(Short problem): Copy out the listing in full, exactly as written, but not its pictures.

(Material provided):
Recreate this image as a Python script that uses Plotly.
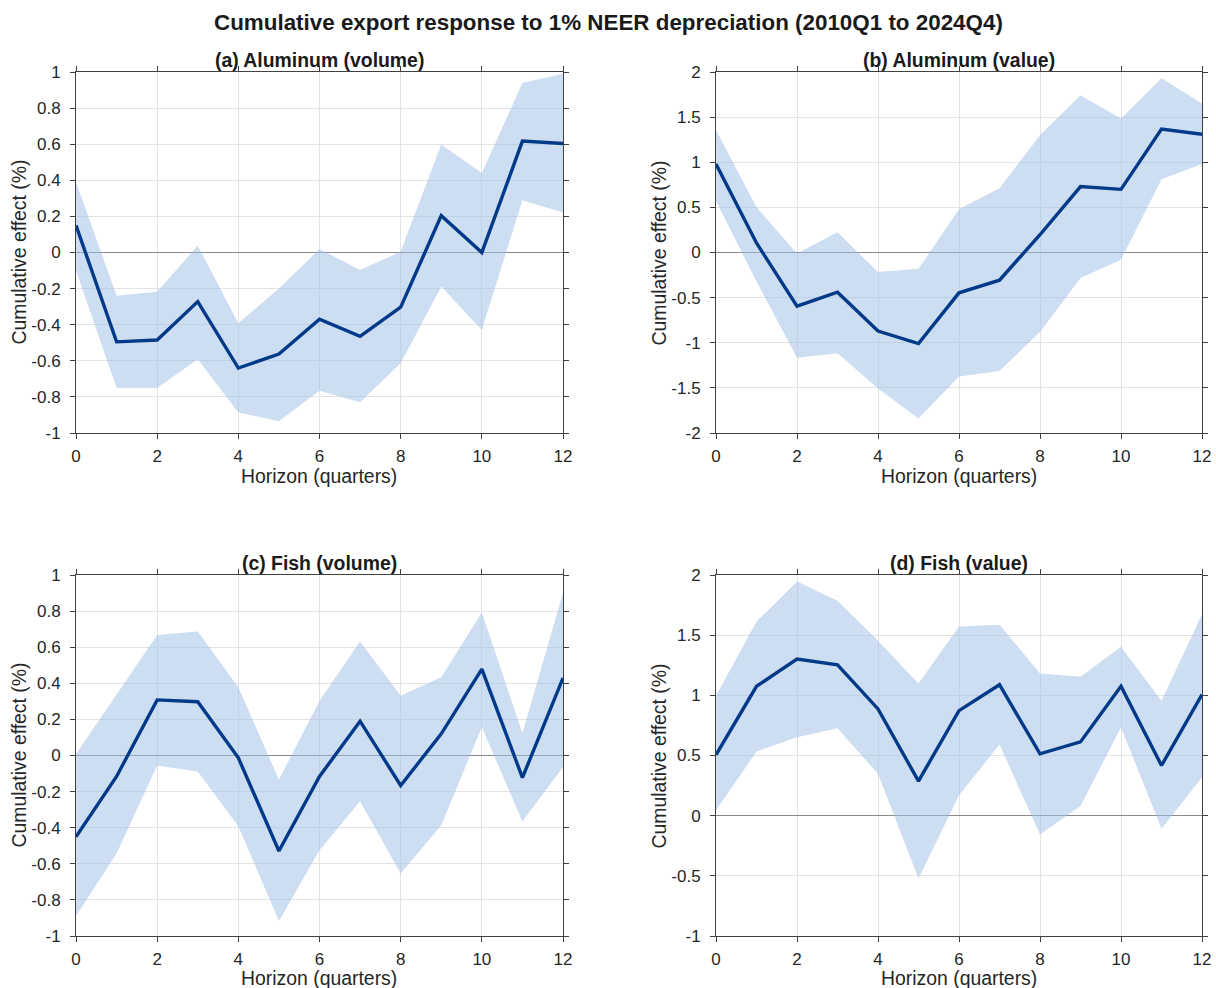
import plotly.graph_objects as go

horizon = list(range(13))

# (a) Aluminum (volume)
alu_vol_irf = [0.15, -0.495, -0.485, -0.272, -0.64, -0.563, -0.37, -0.465, -0.303, 0.204, 0.0, 0.617, 0.604]
alu_vol_upper = [0.39, -0.239, -0.217, 0.038, -0.392, -0.2, 0.019, -0.097, 0.005, 0.598, 0.441, 0.939, 0.99]
alu_vol_lower = [-0.1, -0.751, -0.751, -0.591, -0.886, -0.935, -0.766, -0.829, -0.613, -0.189, -0.429, 0.29, 0.222]

# (b) Aluminum (value)
alu_val_irf = [0.98, 0.105, -0.594, -0.44, -0.87, -1.01, -0.447, -0.307, 0.197, 0.73, 0.70, 1.367, 1.31]
alu_val_upper = [1.356, 0.502, -0.01, 0.223, -0.215, -0.18, 0.48, 0.712, 1.30, 1.742, 1.485, 1.93, 1.65]
alu_val_lower = [0.57, -0.32, -1.165, -1.117, -1.507, -1.838, -1.374, -1.312, -0.881, -0.282, -0.079, 0.811, 0.98]

# (c) Fish (volume)
fish_vol_irf = [-0.451, -0.116, 0.308, 0.298, -0.013, -0.529, -0.116, 0.19, -0.166, 0.12, 0.479, -0.123, 0.429]
fish_vol_upper = [0.009, 0.34, 0.667, 0.687, 0.378, -0.134, 0.304, 0.632, 0.331, 0.433, 0.792, 0.123, 0.902]
fish_vol_lower = [-0.889, -0.543, -0.055, -0.088, -0.392, -0.917, -0.525, -0.254, -0.654, -0.387, 0.157, -0.365, -0.064]

# (d) Fish (value)
fish_val_irf = [0.506, 1.075, 1.301, 1.254, 0.887, 0.287, 0.873, 1.088, 0.514, 0.613, 1.075, 0.417, 1.006]
fish_val_upper = [0.997, 1.613, 1.945, 1.785, 1.453, 1.099, 1.572, 1.586, 1.182, 1.155, 1.403, 0.956, 1.674]
fish_val_lower = [0.044, 0.533, 0.652, 0.727, 0.348, -0.522, 0.169, 0.591, -0.157, 0.080, 0.735, -0.108, 0.320]

panel_titles = ["(a) Aluminum (volume)", "(b) Aluminum (value)", "(c) Fish (volume)", "(d) Fish (value)"]
main_title = "Cumulative export response to 1% NEER depreciation (2010Q1 to 2024Q4)"
x_title = "Horizon (quarters)"
y_title = "Cumulative effect (%)"

x_ticks = [0, 2, 4, 6, 8, 10, 12]
y_ticks_vol = [-1, -0.8, -0.6, -0.4, -0.2, 0, 0.2, 0.4, 0.6, 0.8, 1]
y_ticktext_vol = ["-1", "-0.8", "-0.6", "-0.4", "-0.2", "0", "0.2", "0.4", "0.6", "0.8", "1"]
y_ticks_alu_val = [-2, -1.5, -1, -0.5, 0, 0.5, 1, 1.5, 2]
y_ticktext_alu_val = ["-2", "-1.5", "-1", "-0.5", "0", "0.5", "1", "1.5", "2"]
y_ticks_fish_val = [-1, -0.5, 0, 0.5, 1, 1.5, 2]
y_ticktext_fish_val = ["-1", "-0.5", "0", "0.5", "1", "1.5", "2"]

panels = [
    (alu_vol_irf, alu_vol_upper, alu_vol_lower, [-1, 1], y_ticks_vol, y_ticktext_vol),
    (alu_val_irf, alu_val_upper, alu_val_lower, [-2, 2], y_ticks_alu_val, y_ticktext_alu_val),
    (fish_vol_irf, fish_vol_upper, fish_vol_lower, [-1, 1], y_ticks_vol, y_ticktext_vol),
    (fish_val_irf, fish_val_upper, fish_val_lower, [-1, 2], y_ticks_fish_val, y_ticktext_fish_val),
]

# the page body margin is removed (see post_script), so figure == window
OFF = 0
W, H = 1216, 988
# pixel boxes in window coordinates (left, right, top, bottom)
boxes = [(76, 563, 72, 433), (716, 1202, 72, 433), (76, 563, 575, 936), (716, 1202, 575, 936)]
# axis-title centres in window coordinates
xtitle_y = [476, 476, 978, 978]
ytitle_x = [18, 658, 18, 658]


def px(xw):
    return (xw - OFF) / W


def py(yw):
    return 1 - (yw - OFF) / H


LINE = "#003A88"
BAND = "rgba(160,190,230,0.52)"
FONT = "Liberation Sans, Arial, sans-serif"
TXT = "#262626"

fig = go.Figure()
layout = dict(
    width=W, height=H,
    margin=dict(l=0, r=0, t=0, b=0),
    paper_bgcolor="white", plot_bgcolor="white",
    showlegend=False,
    font=dict(family=FONT, size=17, color=TXT),
)
annotations = []

for i, (irf, up, lo, yr, yt, ytt) in enumerate(panels):
    xa = "x" if i == 0 else f"x{i+1}"
    ya = "y" if i == 0 else f"y{i+1}"
    fig.add_trace(go.Scatter(
        x=horizon + horizon[::-1], y=up + lo[::-1],
        fill="toself", fillcolor=BAND, line=dict(width=0),
        mode="lines", hoverinfo="skip", xaxis=xa, yaxis=ya))
    fig.add_trace(go.Scatter(
        x=horizon, y=irf, mode="lines",
        line=dict(color=LINE, width=3.4), xaxis=xa, yaxis=ya))
    l, r, t, b = boxes[i]
    axis_common = dict(
        showline=True, linecolor="#404040", linewidth=1, mirror="ticks",
        ticks="outside", ticklen=5, tickcolor="#404040",
        showgrid=True, gridcolor="#e3e3e3", gridwidth=1,
        tickfont=dict(family=FONT, size=17, color=TXT),
        automargin=False,
    )
    xkey = "xaxis" if i == 0 else f"xaxis{i+1}"
    ykey = "yaxis" if i == 0 else f"yaxis{i+1}"
    layout[xkey] = dict(
        axis_common, domain=[px(l), px(r)], anchor=ya, range=[0, 12],
        tickvals=x_ticks, zeroline=False, ticklabelstandoff=3,
    )
    layout[ykey] = dict(
        axis_common, domain=[py(b), py(t)], anchor=xa, range=yr,
        tickvals=yt, ticktext=ytt, ticklabelstandoff=6,
        zeroline=True, zerolinecolor="#8a8a8a", zerolinewidth=1.2,
    )
    annotations.append(dict(
        text=f"<b>{panel_titles[i]}</b>", x=px((l + r) / 2), y=py(t + 1),
        xref="paper", yref="paper", xanchor="center", yanchor="bottom",
        showarrow=False, font=dict(family=FONT, size=19.4, color="#1a1a1a")))
    annotations.append(dict(
        text=x_title, x=px((l + r) / 2), y=py(xtitle_y[i]),
        xref="paper", yref="paper", xanchor="center", yanchor="middle",
        showarrow=False, font=dict(family=FONT, size=19.4, color=TXT)))
    annotations.append(dict(
        text=y_title, x=px(ytitle_x[i]), y=py((t + b) / 2), textangle=-90,
        xref="paper", yref="paper", xanchor="center", yanchor="middle",
        showarrow=False, font=dict(family=FONT, size=19.4, color=TXT)))

annotations.append(dict(
    text=f"<b>{main_title}</b>", x=px(608), y=py(22),
    xref="paper", yref="paper", xanchor="center", yanchor="middle",
    showarrow=False, font=dict(family=FONT, size=22.4, color="#1a1a1a")))

layout["annotations"] = annotations
fig.update_layout(**layout)
fig.write_html(
    "out.html",
    config={"displayModeBar": False},
    post_script="document.body.style.margin='0px';document.body.style.overflow='hidden';",
)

(Output for this exercise):
Recreate this image as a Python script that uses Plotly.
import plotly.graph_objects as go

horizon = list(range(13))

# (a) Aluminum (volume)
alu_vol_irf = [0.15, -0.495, -0.485, -0.272, -0.64, -0.563, -0.37, -0.465, -0.303, 0.204, 0.0, 0.617, 0.604]
alu_vol_upper = [0.39, -0.239, -0.217, 0.038, -0.392, -0.2, 0.019, -0.097, 0.005, 0.598, 0.441, 0.939, 0.99]
alu_vol_lower = [-0.1, -0.751, -0.751, -0.591, -0.886, -0.935, -0.766, -0.829, -0.613, -0.189, -0.429, 0.29, 0.222]

# (b) Aluminum (value)
alu_val_irf = [0.98, 0.105, -0.594, -0.44, -0.87, -1.01, -0.447, -0.307, 0.197, 0.73, 0.70, 1.367, 1.31]
alu_val_upper = [1.356, 0.502, -0.01, 0.223, -0.215, -0.18, 0.48, 0.712, 1.30, 1.742, 1.485, 1.93, 1.65]
alu_val_lower = [0.57, -0.32, -1.165, -1.117, -1.507, -1.838, -1.374, -1.312, -0.881, -0.282, -0.079, 0.811, 0.98]

# (c) Fish (volume)
fish_vol_irf = [-0.451, -0.116, 0.308, 0.298, -0.013, -0.529, -0.116, 0.19, -0.166, 0.12, 0.479, -0.123, 0.429]
fish_vol_upper = [0.009, 0.34, 0.667, 0.687, 0.378, -0.134, 0.304, 0.632, 0.331, 0.433, 0.792, 0.123, 0.902]
fish_vol_lower = [-0.889, -0.543, -0.055, -0.088, -0.392, -0.917, -0.525, -0.254, -0.654, -0.387, 0.157, -0.365, -0.064]

# (d) Fish (value)
fish_val_irf = [0.506, 1.075, 1.301, 1.254, 0.887, 0.287, 0.873, 1.088, 0.514, 0.613, 1.075, 0.417, 1.006]
fish_val_upper = [0.997, 1.613, 1.945, 1.785, 1.453, 1.099, 1.572, 1.586, 1.182, 1.155, 1.403, 0.956, 1.674]
fish_val_lower = [0.044, 0.533, 0.652, 0.727, 0.348, -0.522, 0.169, 0.591, -0.157, 0.080, 0.735, -0.108, 0.320]

panel_titles = ["(a) Aluminum (volume)", "(b) Aluminum (value)", "(c) Fish (volume)", "(d) Fish (value)"]
main_title = "Cumulative export response to 1% NEER depreciation (2010Q1 to 2024Q4)"
x_title = "Horizon (quarters)"
y_title = "Cumulative effect (%)"

x_ticks = [0, 2, 4, 6, 8, 10, 12]
y_ticks_vol = [-1, -0.8, -0.6, -0.4, -0.2, 0, 0.2, 0.4, 0.6, 0.8, 1]
y_ticktext_vol = ["-1", "-0.8", "-0.6", "-0.4", "-0.2", "0", "0.2", "0.4", "0.6", "0.8", "1"]
y_ticks_alu_val = [-2, -1.5, -1, -0.5, 0, 0.5, 1, 1.5, 2]
y_ticktext_alu_val = ["-2", "-1.5", "-1", "-0.5", "0", "0.5", "1", "1.5", "2"]
y_ticks_fish_val = [-1, -0.5, 0, 0.5, 1, 1.5, 2]
y_ticktext_fish_val = ["-1", "-0.5", "0", "0.5", "1", "1.5", "2"]

panels = [
    (alu_vol_irf, alu_vol_upper, alu_vol_lower, [-1, 1], y_ticks_vol, y_ticktext_vol),
    (alu_val_irf, alu_val_upper, alu_val_lower, [-2, 2], y_ticks_alu_val, y_ticktext_alu_val),
    (fish_vol_irf, fish_vol_upper, fish_vol_lower, [-1, 1], y_ticks_vol, y_ticktext_vol),
    (fish_val_irf, fish_val_upper, fish_val_lower, [-1, 2], y_ticks_fish_val, y_ticktext_fish_val),
]

# the page body margin is removed (see post_script), so figure == window
OFF = 0
W, H = 1216, 988
# pixel boxes in window coordinates (left, right, top, bottom)
boxes = [(76, 563, 72, 433), (716, 1202, 72, 433), (76, 563, 575, 936), (716, 1202, 575, 936)]
# axis-title centres in window coordinates
xtitle_y = [476, 476, 978, 978]
ytitle_x = [18, 658, 18, 658]


def px(xw):
    return (xw - OFF) / W


def py(yw):
    return 1 - (yw - OFF) / H


LINE = "#003A88"
BAND = "rgba(160,190,230,0.52)"
FONT = "Liberation Sans, Arial, sans-serif"
TXT = "#262626"

fig = go.Figure()
layout = dict(
    width=W, height=H,
    margin=dict(l=0, r=0, t=0, b=0),
    paper_bgcolor="white", plot_bgcolor="white",
    showlegend=False,
    font=dict(family=FONT, size=17, color=TXT),
)
annotations = []

for i, (irf, up, lo, yr, yt, ytt) in enumerate(panels):
    xa = "x" if i == 0 else f"x{i+1}"
    ya = "y" if i == 0 else f"y{i+1}"
    fig.add_trace(go.Scatter(
        x=horizon + horizon[::-1], y=up + lo[::-1],
        fill="toself", fillcolor=BAND, line=dict(width=0),
        mode="lines", hoverinfo="skip", xaxis=xa, yaxis=ya))
    fig.add_trace(go.Scatter(
        x=horizon, y=irf, mode="lines",
        line=dict(color=LINE, width=3.4), xaxis=xa, yaxis=ya))
    l, r, t, b = boxes[i]
    axis_common = dict(
        showline=True, linecolor="#404040", linewidth=1, mirror="ticks",
        ticks="outside", ticklen=5, tickcolor="#404040",
        showgrid=True, gridcolor="#e3e3e3", gridwidth=1,
        tickfont=dict(family=FONT, size=17, color=TXT),
        automargin=False,
    )
    xkey = "xaxis" if i == 0 else f"xaxis{i+1}"
    ykey = "yaxis" if i == 0 else f"yaxis{i+1}"
    layout[xkey] = dict(
        axis_common, domain=[px(l), px(r)], anchor=ya, range=[0, 12],
        tickvals=x_ticks, zeroline=False, ticklabelstandoff=3,
    )
    layout[ykey] = dict(
        axis_common, domain=[py(b), py(t)], anchor=xa, range=yr,
        tickvals=yt, ticktext=ytt, ticklabelstandoff=6,
        zeroline=True, zerolinecolor="#8a8a8a", zerolinewidth=1.2,
    )
    annotations.append(dict(
        text=f"<b>{panel_titles[i]}</b>", x=px((l + r) / 2), y=py(t + 1),
        xref="paper", yref="paper", xanchor="center", yanchor="bottom",
        showarrow=False, font=dict(family=FONT, size=19.4, color="#1a1a1a")))
    annotations.append(dict(
        text=x_title, x=px((l + r) / 2), y=py(xtitle_y[i]),
        xref="paper", yref="paper", xanchor="center", yanchor="middle",
        showarrow=False, font=dict(family=FONT, size=19.4, color=TXT)))
    annotations.append(dict(
        text=y_title, x=px(ytitle_x[i]), y=py((t + b) / 2), textangle=-90,
        xref="paper", yref="paper", xanchor="center", yanchor="middle",
        showarrow=False, font=dict(family=FONT, size=19.4, color=TXT)))

annotations.append(dict(
    text=f"<b>{main_title}</b>", x=px(608), y=py(22),
    xref="paper", yref="paper", xanchor="center", yanchor="middle",
    showarrow=False, font=dict(family=FONT, size=22.4, color="#1a1a1a")))

layout["annotations"] = annotations
fig.update_layout(**layout)
fig.write_html(
    "out.html",
    config={"displayModeBar": False},
    post_script="document.body.style.margin='0px';document.body.style.overflow='hidden';",
)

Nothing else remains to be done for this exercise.